Stop playing the race card
Hyped-up charges of bias distract from the real work of correcting racial inequalities.
from the March 6, 2008 edition
Page 2 of 3
Many civil rights activists, perhaps understandably, seize on any opportunity to draw needed attention to persistent racial inequality. But this can lead some to insist, wrongly, that racism is as bad today as ever and to exaggerate the significance of visible but trivial or ambiguous incidents.
For instance, although there's no doubt that there are some racist cab drivers, the primary reason black folks consistently find it hard to hail a cab in New York – and we do – isn't bigoted cabbies: it's that many cabbies use race as a proxy for a dangerous ghetto neighborhood.
That's unfortunate, but it's not exactly racism: Even some civil rights advocates leave their cars in midtown when going north of 120th street for fear of parking in a rough neighborhood. The real injustice here is that so many blacks have to live in neighborhoods that reasonable and decent people are afraid to enter.

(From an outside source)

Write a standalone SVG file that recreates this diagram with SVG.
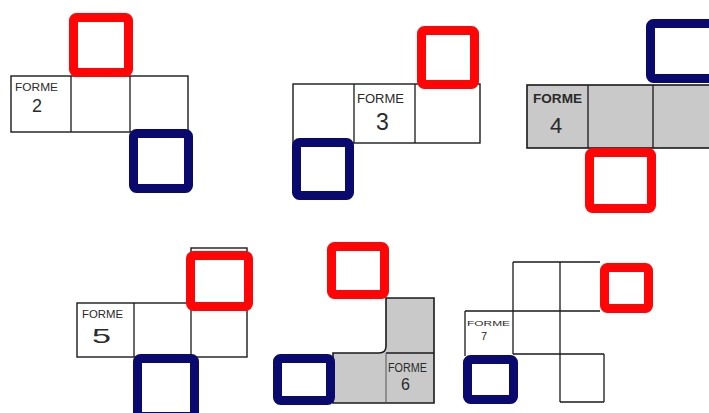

Or consider the role of race and racism in the aftermath of hurricane Katrina. Was the problem that President Bush doesn't care about black people, as the rapper Kanye West said?

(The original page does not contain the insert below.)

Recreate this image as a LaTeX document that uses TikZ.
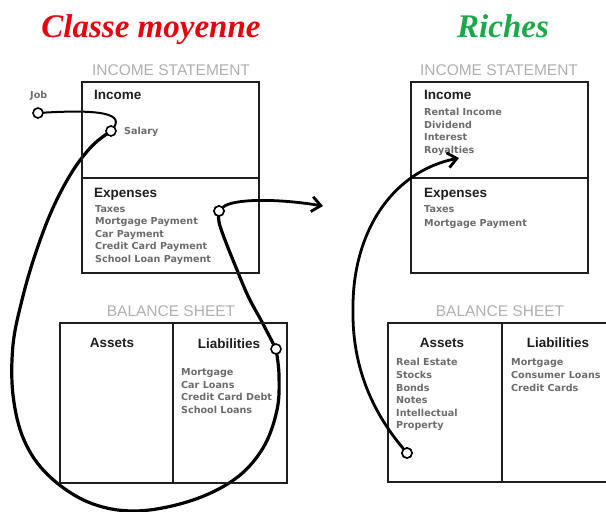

In fact, there's no evidence that Mr. Bush is a bigot. The better explanation for post-Katrina racial inequity is that residential segregation and poverty left blacks in New Orleans in the low-lying areas worst hit by the flooding and without the resources to leave town in time. Add to that the widespread neglect of national infrastructure and you have all of the makings of the post-Katrina nightmare. To insist that the president is a racist distracts attention from these real and correctable problems.
Worse yet, some people willingly piggyback on real racial injustices in order to gain a selfish advantage in cases where racism isn't at work at all. The suggestion that O.J. Simpson was the victim of a police conspiracy is the most obvious example. During the 1980s and 1990s, the Los Angeles Police Department did indeed harass poor blacks in South Central L.A., but that rough treatment didn't extend to rich black celebrities such as O.J. Simpson, who played the race card to beat the rap for a crime he almost certainly committed.
People who make accusations of racism that don't fit the facts wind up hurting the cause of racial justice. Playing the race card breeds suspicion of all claims of bias – valid as well as phony. And the people who are unfairly accused may harden their hearts and dig in their heels.
When naked prejudice really is at work, dialogue is pointless and condemnation is appropriate. But many of today's racial injustices demand compromise, discussion, and cooperation; a misplaced accusation of bigotry ends the potential for civil conversation and breeds defensiveness and resentment.